--- Start of Material ---

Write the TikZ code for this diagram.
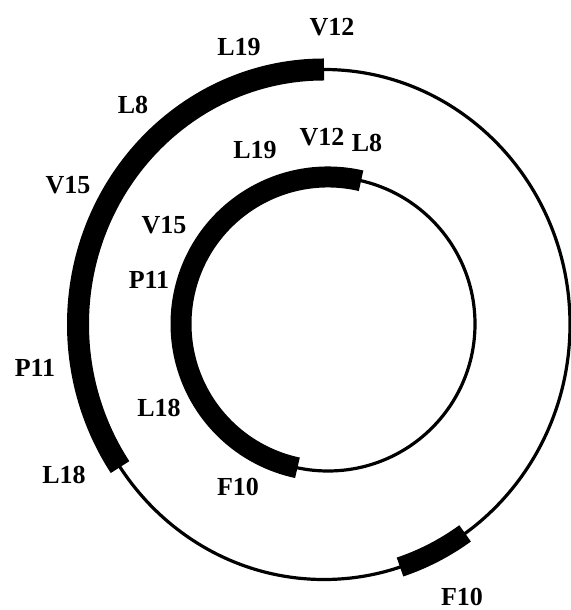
\documentclass[tikz,border=0pt]{standalone}
\usepackage{fontspec}
\setmainfont{Liberation Serif}
\begin{document}
\begin{tikzpicture}[x=1pt,y=1pt,
  thinring/.style={line width=3.2pt},
  thickband/.style={line width=22pt},
  lab/.style={inner sep=0pt,font=\fontsize{26}{26}\selectfont\bfseries}]
\useasboundingbox (0,0) rectangle (570,610);
\coordinate (oc) at (324,285.5);
\coordinate (ic) at (328,286);
% outer ring
\draw[thinring] (oc) ellipse [x radius=246pt, y radius=255pt];
\draw[thickband,shift={(oc)}] (90:246pt and 255pt) arc[start angle=90, end angle=214, x radius=246pt, y radius=255pt];
\draw[line width=20pt,shift={(oc)}] (-72:246pt and 255pt) arc[start angle=-72, end angle=-55, x radius=246pt, y radius=255pt];
% inner ring
\draw[thinring] (ic) circle [radius=147pt];
\draw[line width=21pt,shift={(ic)}] (77:147pt) arc[start angle=77, end angle=258, radius=147pt];
% outer labels
\node[lab] (oV12) at (332,583) {V12};
\node[lab] (oL19) at (239,563) {L19};
\node[lab] (oL8) at (133,505) {L8};
\node[lab] (oV15) at (68,425) {V15};
\node[lab] (oP11) at (35,242) {P11};
\node[lab] (oL18) at (64,135) {L18};
\node[lab] (oF10) at (462,13) {F10};
% inner labels
\node[lab] (iV12) at (322,473) {V12};
\node[lab] (iL8) at (367,467) {L8};
\node[lab] (iL19) at (255,460) {L19};
\node[lab] (iV15) at (164,385) {V15};
\node[lab] (iP11) at (149,330) {P11};
\node[lab] (iL18) at (159,202) {L18};
\node[lab] (iF10) at (238,123) {F10};
\end{tikzpicture}
\end{document}
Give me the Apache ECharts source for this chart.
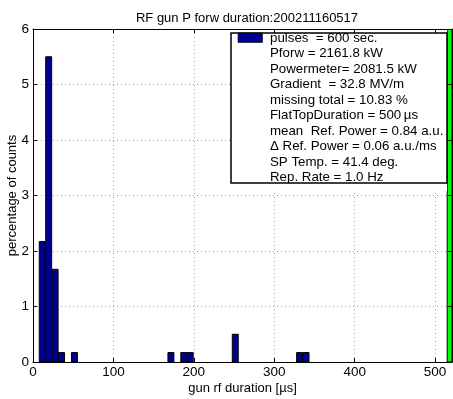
<!DOCTYPE html>
<html>
<head>
<meta charset="utf-8">
<script src="https://cdn.jsdelivr.net/npm/echarts@6/dist/echarts.min.js"></script>
<style>html,body{margin:0;padding:0;background:#fff}#c{width:453px;height:399px}</style>
</head>
<body>
<div id="c"></div>
<script>
// ---- data ----
const titleText = 'RF gun P forw duration:200211160517';
const xAxisName = 'gun rf duration [\u00b5s]';
const yAxisName = 'percentage of counts';
const binCenters = [11.5, 19.5, 27.5, 35.5, 51.5, 171.5, 187.5, 195.5, 251.5, 331.5, 339.5];
const percentOfCounts = [2.17, 5.5, 1.67, 0.17, 0.17, 0.17, 0.17, 0.17, 0.5, 0.17, 0.17];
const flatTopStart = [515];
const flatTopEnd = [521];
const flatTopHeight = [6];
const legendLines = [
  'pulses  = 600 sec.',
  'Pforw = 2161.8 kW',
  'Powermeter= 2081.5 kW',
  'Gradient  = 32.8 MV/m',
  'missing total = 10.83 %',
  'FlatTopDuration = 500\u2009\u00b5s',
  'mean  Ref. Power = 0.84 a.u.',
  '\u0394 Ref. Power = 0.06 a.u./ms',
  'SP Temp. = 41.4 deg.',
  'Rep. Rate = 1.0 Hz'
];
const xMin = 0, xMax = 521, xInterval = 100;
const yMin = 0, yMax = 6, yInterval = 1;

// ---- chart ----
const FONT = 'Liberation Sans, Arial, Helvetica, sans-serif';
const chart = echarts.init(document.getElementById('c'), null, {renderer: 'canvas'});
const halfBar = 3.7;
const barData = binCenters.map((c, i) => [c, percentOfCounts[i]]);
const flatData = flatTopStart.map((s, i) => [s, flatTopEnd[i], flatTopHeight[i]]);

const gridLine = {show: true, lineStyle: {color: '#a8a8a8', type: [1, 3], width: 1}};
const axisCommon = {
  min: xMin, max: xMax, interval: xInterval,
  axisLine: {show: true, onZero: false, lineStyle: {color: '#000', width: 1}},
  axisTick: {show: true, inside: true, length: 4, lineStyle: {color: '#000'}},
};

const graphics = [];
const boxL = 231, boxT = 33, boxW = 216, boxH = 150;
graphics.push({type: 'rect', z: 5, shape: {x: boxL, y: boxT, width: boxW, height: boxH}, style: {fill: '#fff', stroke: null}});
legendLines.forEach((t, i) => {
  graphics.push({type: 'text', z: 6, x: 270, y: 38 + i * 15.5,
    style: {text: t, fontSize: 13.3, fontFamily: FONT, fill: '#000', verticalAlign: 'middle', align: 'left'}});
});
// clip covers
graphics.push({type: 'rect', z: 7, shape: {x: boxL, y: 29.6, width: boxW, height: boxT - 29.6}, style: {fill: '#fff'}});
graphics.push({type: 'rect', z: 7, shape: {x: boxL, y: boxT + boxH, width: boxW, height: 8}, style: {fill: '#fff'}});
graphics.push({type: 'rect', z: 8, shape: {x: boxL, y: boxT, width: boxW, height: boxH}, style: {fill: null, stroke: '#000', lineWidth: 1.5}});
graphics.push({type: 'rect', z: 8, shape: {x: 238, y: boxT, width: 24.5, height: 9.5}, style: {fill: '#00008f', stroke: '#000', lineWidth: 0.6}});

chart.setOption({
  animation: false,
  backgroundColor: '#fff',
  title: {text: titleText, left: 242, top: 7, textAlign: 'center',
    textStyle: {fontSize: 13, fontWeight: 'normal', fontFamily: FONT, color: '#000'}},
  grid: {left: 33, top: 29, width: 419, height: 333, show: false, containLabel: false, outerBoundsMode: 'none'},
  xAxis: [
    Object.assign({}, axisCommon, {type: 'value', position: 'bottom',
      name: xAxisName, nameLocation: 'middle', nameGap: 20, nameMoveOverlap: false,
      nameTextStyle: {fontSize: 13, fontFamily: FONT, color: '#000'},
      axisLabel: {fontSize: 13.5, fontFamily: FONT, color: '#000', margin: 3, showMaxLabel: false},
      splitLine: gridLine}),
    Object.assign({}, axisCommon, {type: 'value', position: 'top', z: 10,
      axisLabel: {show: false}, splitLine: {show: false}})
  ],
  yAxis: [
    {type: 'value', position: 'left', min: yMin, max: yMax, interval: yInterval,
      name: yAxisName, nameLocation: 'middle', nameGap: 14, nameMoveOverlap: false,
      nameTextStyle: {fontSize: 13, fontFamily: FONT, color: '#000'},
      axisLine: {show: true, onZero: false, lineStyle: {color: '#000'}},
      axisTick: {show: true, inside: true, length: 4, lineStyle: {color: '#000'}},
      axisLabel: {fontSize: 13.5, fontFamily: FONT, color: '#000', margin: 4},
      splitLine: gridLine},
    {type: 'value', position: 'right', min: yMin, max: yMax, interval: yInterval, z: 10,
      axisLine: {show: true, onZero: false, lineStyle: {color: '#000'}},
      axisTick: {show: true, inside: true, length: 4, lineStyle: {color: '#000'}},
      axisLabel: {show: false}, splitLine: {show: false}}
  ],
  graphic: graphics,
  series: [
    {type: 'custom', clip: true, xAxisIndex: 0, yAxisIndex: 0, z: 2,
      data: barData,
      encode: {x: 0, y: 1},
      renderItem: function (params, api) {
        const c = api.value(0), h = api.value(1);
        const p0 = api.coord([c - halfBar, 0]);
        const p1 = api.coord([c + halfBar, h]);
        return {type: 'rect', shape: {x: p0[0], y: p1[1], width: p1[0] - p0[0], height: p0[1] - p1[1]},
          style: {fill: '#00008f', stroke: '#000', lineWidth: 1}};
      }},
    {type: 'custom', clip: true, xAxisIndex: 0, yAxisIndex: 0, z: 2,
      data: flatData,
      encode: {x: [0, 1], y: 2},
      renderItem: function (params, api) {
        const p0 = api.coord([api.value(0), 0]);
        const p1 = api.coord([api.value(1), api.value(2)]);
        return {type: 'rect', shape: {x: p0[0], y: p1[1], width: p1[0] - p0[0], height: p0[1] - p1[1]},
          style: {fill: '#00ff00', stroke: '#000', lineWidth: 1}};
      }}
  ]
});
</script>
</body>
</html>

--- End of Material ---

> [Task instructions]
In the listing above, find the line containing "Give me the" and the line containing "const flatData = flatTopStart.map((s, i)". Print those two lines and every line between them exactly, with no pictures.

> [Solved exercise]
Give me the Apache ECharts source for this chart.
<!DOCTYPE html>
<html>
<head>
<meta charset="utf-8">
<script src="https://cdn.jsdelivr.net/npm/echarts@6/dist/echarts.min.js"></script>
<style>html,body{margin:0;padding:0;background:#fff}#c{width:453px;height:399px}</style>
</head>
<body>
<div id="c"></div>
<script>
// ---- data ----
const titleText = 'RF gun P forw duration:200211160517';
const xAxisName = 'gun rf duration [\u00b5s]';
const yAxisName = 'percentage of counts';
const binCenters = [11.5, 19.5, 27.5, 35.5, 51.5, 171.5, 187.5, 195.5, 251.5, 331.5, 339.5];
const percentOfCounts = [2.17, 5.5, 1.67, 0.17, 0.17, 0.17, 0.17, 0.17, 0.5, 0.17, 0.17];
const flatTopStart = [515];
const flatTopEnd = [521];
const flatTopHeight = [6];
const legendLines = [
  'pulses  = 600 sec.',
  'Pforw = 2161.8 kW',
  'Powermeter= 2081.5 kW',
  'Gradient  = 32.8 MV/m',
  'missing total = 10.83 %',
  'FlatTopDuration = 500\u2009\u00b5s',
  'mean  Ref. Power = 0.84 a.u.',
  '\u0394 Ref. Power = 0.06 a.u./ms',
  'SP Temp. = 41.4 deg.',
  'Rep. Rate = 1.0 Hz'
];
const xMin = 0, xMax = 521, xInterval = 100;
const yMin = 0, yMax = 6, yInterval = 1;

// ---- chart ----
const FONT = 'Liberation Sans, Arial, Helvetica, sans-serif';
const chart = echarts.init(document.getElementById('c'), null, {renderer: 'canvas'});
const halfBar = 3.7;
const barData = binCenters.map((c, i) => [c, percentOfCounts[i]]);
const flatData = flatTopStart.map((s, i) => [s, flatTopEnd[i], flatTopHeight[i]]);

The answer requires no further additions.